Last week I started talking about a thematic approach to 5th grade U.S. history curriculum that a teacher and I designed (but never were able to implement.)
short version: instead of slogging through events 1852-1996, wherein students would be without context year after year, we would approach the topic through themes, neatly covering all 20 curriculum standards multiple times while doing so.
The four themes were
- CONFLICT
- POWER
- CHANGE
- COMMUNITY
CONFLICT focused on the wars fought by the U.S. between the Civil War and the Iraq War. POWER focused on political power (including voting rights), economic control, and the change in the U.S.’s global power. CHANGE focused on technological and social changes. Finally, COMMUNITY focused on all of the above as experienced by Newnan/Georgia.
Ambitious, to be sure.
I will now pause and lament the fact that while paper files will sit in that storage unit until you decide you want to throw them away or actually use them, electronic files are not so durable. I went looking for the lesson plan template I developed for use at Newnan Crossing with our Enriched Thinking Curriculum, but that was so long ago that nothing will open those simple word processing files, which as far as I can remember were written in AppleWorks. Oy. If I have the energy, I’ll recreate it in Word or something and upload it, because it was good.[1]
The nine weeks we were to spend on CONFLICT were organized to have students answer the essential questions:
- Which American war was the most “preventable”?
- How would we as a nation be different if we had prevented that war?
Ridiculously ambitious. But I’d rather fail bigly than play it safe with mere memorization.
There are five units in my folder on CONFLICT. Each would probably have taken three to five days in the media center plus time in the classroom. I note that the date on these pieces of paper is 1998, so our internet access would have been rudimentary. Google didn’t exist. Yahoo did, but it was a hierarchical search engine.
The first unit, The Wars of the U.S., was an introductory lesson. Pretty simple: teams of students worked together to come up with a list of all the wars/armed conflicts the U.S. has been involved in since 1859. The actual agenda of the lesson was to introduce the essential questions and to train the students to think independently using the Big 6 as a framework.
The second unit was Producing Context: What did war look like? Teams of students were assigned specific wars and asked to find images of that war. The idea was to start a visual timeline to reinforce the sequence of conflicts. Plus kids love looking up uniforms and weapons. I note in the materials list a “How to print an image from a website” handout, so we must have had at least that capability.

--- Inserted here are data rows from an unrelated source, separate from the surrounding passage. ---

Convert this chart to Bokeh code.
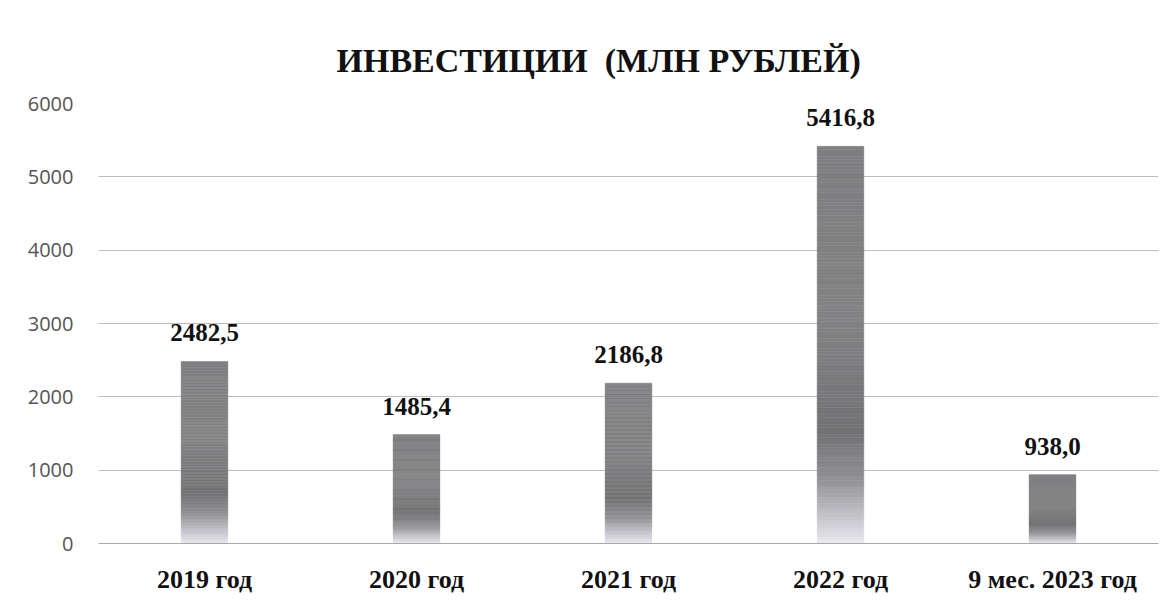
from bokeh.plotting import figure
from bokeh.models import ColumnDataSource, FactorRange, SingleIntervalTicker
from bokeh.core.properties import value
from bokeh.embed import file_html
from bokeh.resources import INLINE

categories = ["2019 год", "2020 год", "2021 год", "2022 год", "9 мес. 2023 год"]
values = [2482.5, 1485.4, 2186.8, 5416.8, 938.0]
labels = ["2482,5", "1485,4", "2186,8", "5416,8", "938,0"]
title_text = "ИНВЕСТИЦИИ\u00a0\u00a0(МЛН РУБЛЕЙ)"

# gradient stops (style): fraction of bar height -> grey level
stops = [(0.0, (234, 234, 240)), (0.06, (200, 200, 206)), (0.16, (146, 146, 150)),
         (0.28, (114, 114, 116)), (0.55, (130, 130, 132)), (1.0, (126, 126, 128))]

def grad(t):
    for (t0, c0), (t1, c1) in zip(stops[:-1], stops[1:]):
        if t0 <= t <= t1:
            f = (t - t0) / (t1 - t0)
            c = [int(round(a + (b - a) * f)) for a, b in zip(c0, c1)]
            return "#%02x%02x%02x" % tuple(c)
    return "#%02x%02x%02x" % stops[-1][1]

N = 120
xs, bots, tops, cols = [], [], [], []
for cat, v in zip(categories, values):
    for k in range(N):
        xs.append(cat)
        bots.append(v * k / N)
        tops.append(v * (k + 1) / N)
        cols.append(grad((k + 0.5) / N))
slices = ColumnDataSource(dict(x=xs, bottom=bots, top=tops, color=cols))
lab = ColumnDataSource(dict(x=categories, y=values, t=labels))

p = figure(x_range=FactorRange(*categories), y_range=(0, 6000),
           width=1168, height=598, output_backend="svg", toolbar_location=None,
           min_border_left=98, min_border_right=10, min_border_top=103, min_border_bottom=55)
p.x_range.range_padding = 0.0

p.title.text = title_text
p.title.align = "left"
p.title.offset = 238
p.title.text_font = "Liberation Serif"
p.title.text_font_size = "34px"
p.title.text_font_style = "bold"
p.title.text_color = "#111111"
p.title.standoff = 49

p.vbar(x="x", bottom="bottom", top="top", width=0.22, source=slices,
       fill_color="color", line_color="color", line_width=0.5)

p.text(x="x", y="y", text="t", source=lab, text_align="center", text_baseline="bottom",
       y_offset=-20, text_font=value("Liberation Serif"), text_font_style="bold",
       text_font_size="25px", text_color="#111111")

p.outline_line_color = None
p.xgrid.grid_line_color = None
p.ygrid.grid_line_color = "#bdbdbd"
p.ygrid.grid_line_width = 1

p.yaxis.ticker = SingleIntervalTicker(interval=1000)
p.yaxis.axis_line_color = None
p.yaxis.major_tick_line_color = None
p.yaxis.minor_tick_line_color = None
p.yaxis.major_tick_out = 0
p.yaxis.major_tick_in = 0
p.yaxis.major_label_text_font = "Open Sans"
p.yaxis.major_label_text_font_size = "20px"
p.yaxis.major_label_text_color = "#555555"
p.yaxis.major_label_standoff = 21

p.xaxis.axis_line_color = "#a8a8a8"
p.xaxis.major_tick_line_color = None
p.xaxis.minor_tick_line_color = None
p.xaxis.major_tick_out = 0
p.xaxis.major_tick_in = 0
p.xaxis.major_label_text_font = "Liberation Serif"
p.xaxis.major_label_text_font_style = "bold"
p.xaxis.major_label_text_font_size = "26px"
p.xaxis.major_label_text_color = "#111111"
p.xaxis.major_label_standoff = 21

open("out.html", "w").write(file_html(p, INLINE))
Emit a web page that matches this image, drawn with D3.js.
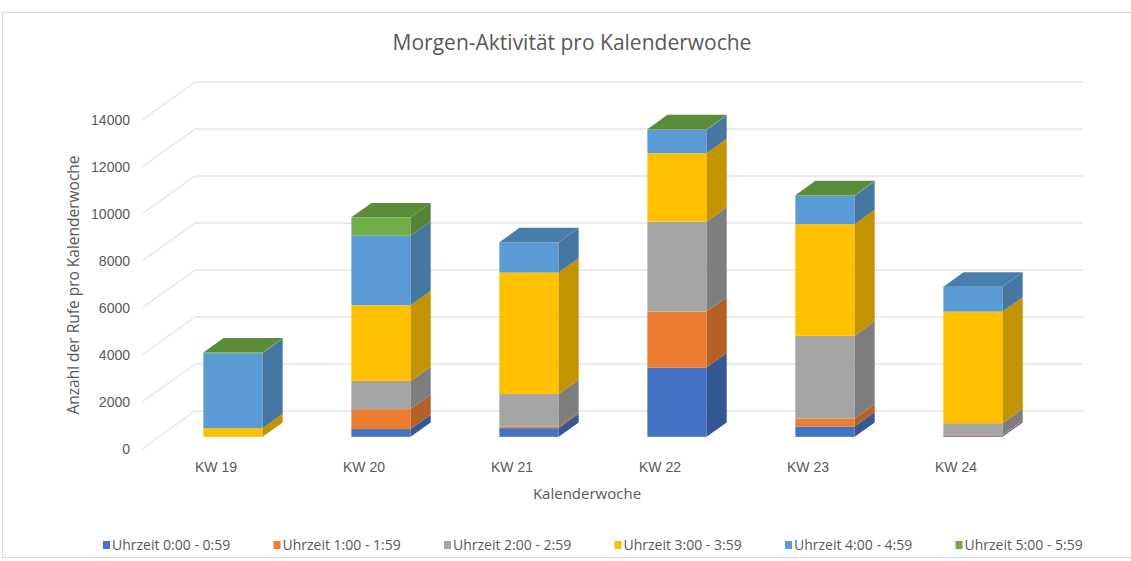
<!DOCTYPE html>
<html>
<head>
<meta charset="utf-8">
<script src="https://cdn.jsdelivr.net/npm/d3@7"></script>
<style>
  body { margin: 0; background: #fff; }
  svg { font-family: "Open Sans", sans-serif; }
  .axis text { fill: #595959; }
  .axis .domain, .axis line { display: none; }
</style>
</head>
<body>
<div id="chart"></div>
<script>
// values
const weeks = ["KW 19", "KW 20", "KW 21", "KW 22", "KW 23", "KW 24"];
const seriesNames = ["Uhrzeit 0:00 - 0:59", "Uhrzeit 1:00 - 1:59", "Uhrzeit 2:00 - 2:59",
                     "Uhrzeit 3:00 - 3:59", "Uhrzeit 4:00 - 4:59", "Uhrzeit 5:00 - 5:59"];
const h0 = [0, 330, 370, 2950, 440, 50];
const h1 = [0, 850, 70, 2380, 330, 30];
const h2 = [0, 1200, 1380, 3830, 3530, 500];
const h3 = [370, 3220, 5170, 2910, 4750, 4750];
const h4 = [3190, 2960, 1290, 990, 1200, 1060];
const h5 = [30, 780, 0, 30, 30, 0];
const yTicks = [0, 2000, 4000, 6000, 8000, 10000, 12000, 14000];
const colors = ["#4472C4", "#ED7D31", "#A5A5A5", "#FFC000", "#5B9BD5", "#70AD47"];

const seriesValues = [h0, h1, h2, h3, h4, h5];

const W = 1131, H = 561;
const svg = d3.select("#chart").append("svg")
    .attr("width", W)
    .attr("height", H);

// chart border
svg.append("rect")
    .attr("x", 2.5).attr("y", 12.5)
    .attr("width", W).attr("height", 545)
    .attr("fill", "none")
    .attr("stroke", "#d9d9d9");

// front plane + depth of the 3d box
const left = 142, right = 1030;
const DX = 53, DY = -38;
const dFront = 0.32, dBack = 0.70;

const x = d3.scaleBand().domain(weeks).range([left, right]).paddingInner(0).paddingOuter(0);
const y = d3.scaleLinear().domain([0, 14000]).range([449, 120]);

// gridlines: back wall + left wall
const grid = svg.append("g").attr("class", "grid");
grid.selectAll(".hline")
    .data(yTicks)
    .enter().append("line")
    .attr("x1", left + DX).attr("x2", right + DX)
    .attr("y1", d => y(d) + DY).attr("y2", d => y(d) + DY)
    .attr("stroke", "#e4e4e4").attr("stroke-width", 1.3);
grid.selectAll(".dline")
    .data(yTicks)
    .enter().append("line")
    .attr("x1", left).attr("x2", left + DX)
    .attr("y1", d => y(d)).attr("y2", d => y(d) + DY)
    .attr("stroke", "#e4e4e4").attr("stroke-width", 1.3);

// stack
const rows = weeks.map((w, i) => {
    const r = { week: w };
    seriesNames.forEach((s, j) => r[s] = seriesValues[j][i]);
    return r;
});
const stacked = d3.stack().keys(seriesNames)(rows);

const barW = x.bandwidth() * 0.4;
const ox = dFront * DX, oy = dFront * DY;        // front face offset
const bx = (dBack - dFront) * DX, by = (dBack - dFront) * DY; // bar depth

const bars = svg.append("g").attr("class", "bars");
weeks.forEach((w, i) => {
    const g = bars.append("g");
    const x0 = x(w) + x.bandwidth() / 2 - barW / 2 + ox;
    const x1 = x0 + barW;
    let topIdx = -1;
    stacked.forEach((layer, j) => {
        const d = layer[i];
        if (d[1] - d[0] <= 0) return;
        topIdx = j;
        const yt = y(d[1]) + oy, yb = y(d[0]) + oy;
        const c = colors[j];
        g.append("rect")
            .attr("x", x0).attr("y", yt)
            .attr("width", barW).attr("height", yb - yt)
            .attr("fill", c);
        g.append("polygon")
            .attr("points", [[x1, yt], [x1 + bx, yt + by], [x1 + bx, yb + by], [x1, yb]].join(" "))
            .attr("fill", d3.color(c).darker(0.75));
    });
    if (topIdx >= 0) {
        const yt = y(stacked[topIdx][i][1]) + oy;
        g.append("polygon")
            .attr("points", [[x0, yt], [x0 + bx, yt + by], [x1 + bx, yt + by], [x1, yt]].join(" "))
            .attr("fill", d3.color(colors[topIdx]).darker(0.6));
    }
});

// axes
svg.append("g")
    .attr("class", "axis y-axis")
    .attr("transform", "translate(" + left + ",0)")
    .call(d3.axisLeft(y).tickValues(yTicks).tickSize(0).tickPadding(12).tickFormat(d3.format("d")))
    .selectAll("text").style("font-size", "14px");

svg.append("g")
    .attr("class", "axis x-axis")
    .attr("transform", "translate(0,449)")
    .call(d3.axisBottom(x).tickSize(0).tickPadding(13))
    .selectAll("text").style("font-size", "14px");

// titles
svg.append("text")
    .attr("x", 572).attr("y", 50)
    .attr("text-anchor", "middle")
    .style("font-size", "21px")
    .style("fill", "#595959")
    .text("Morgen-Aktivität pro Kalenderwoche");

svg.append("text")
    .attr("x", 587).attr("y", 499)
    .attr("text-anchor", "middle")
    .style("font-size", "15px")
    .style("fill", "#595959")
    .text("Kalenderwoche");

svg.append("text")
    .attr("transform", "translate(79,285) rotate(-90)")
    .attr("text-anchor", "middle")
    .style("font-size", "15.5px")
    .style("fill", "#595959")
    .text("Anzahl der Rufe pro Kalenderwoche");

// legend
const legend = svg.append("g").attr("class", "legend")
    .attr("transform", "translate(103,545)");
const items = legend.selectAll(".legend-item")
    .data(seriesNames)
    .enter().append("g")
    .attr("class", "legend-item")
    .attr("transform", (d, i) => "translate(" + i * 170.5 + ",0)");
items.append("rect")
    .attr("x", 0).attr("y", -4)
    .attr("width", 7).attr("height", 8)
    .attr("fill", (d, i) => colors[i]);
items.append("text")
    .attr("x", 9).attr("y", 0)
    .attr("dy", "0.35em")
    .style("font-size", "14px")
    .style("fill", "#595959")
    .text(d => d);
</script>
</body>
</html>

The third unit was Producing Context: A timeline. Pretty simple: the class creates a timeline of the U.S. and embeds the wars in them. Who were the presidents? What else was going on? (Here we sneaked in all the other things we would encounter in the other thematic units.)
The fourth unit was Producing Context: What did war feel like? This one was fuzzier, but the gist was that they would read/watch a variety of first-person accounts, both historical and fictional, about the wars in question.
The fifth unit was Conflict: Defining the problem, and it was then that students would begin tackling the essential questions. What will they need to know about each war to make their decisions? Can they construct a “model” for assessing U.S. wars which will give them a basis for comparison? Here are some bits of the lesson plan that are pretty cool:
- Introduce the concept of “bracketing”: “Yes, this is something [about answering the EQs] we will have to worry about sooner or later, but we don’t have to worry about that right now.” Students should be explicitly taught to tolerate ambiguity.
- Ask the students to write a journal entry telling which war they predict they will find most interesting, based on what they’ve learned so far.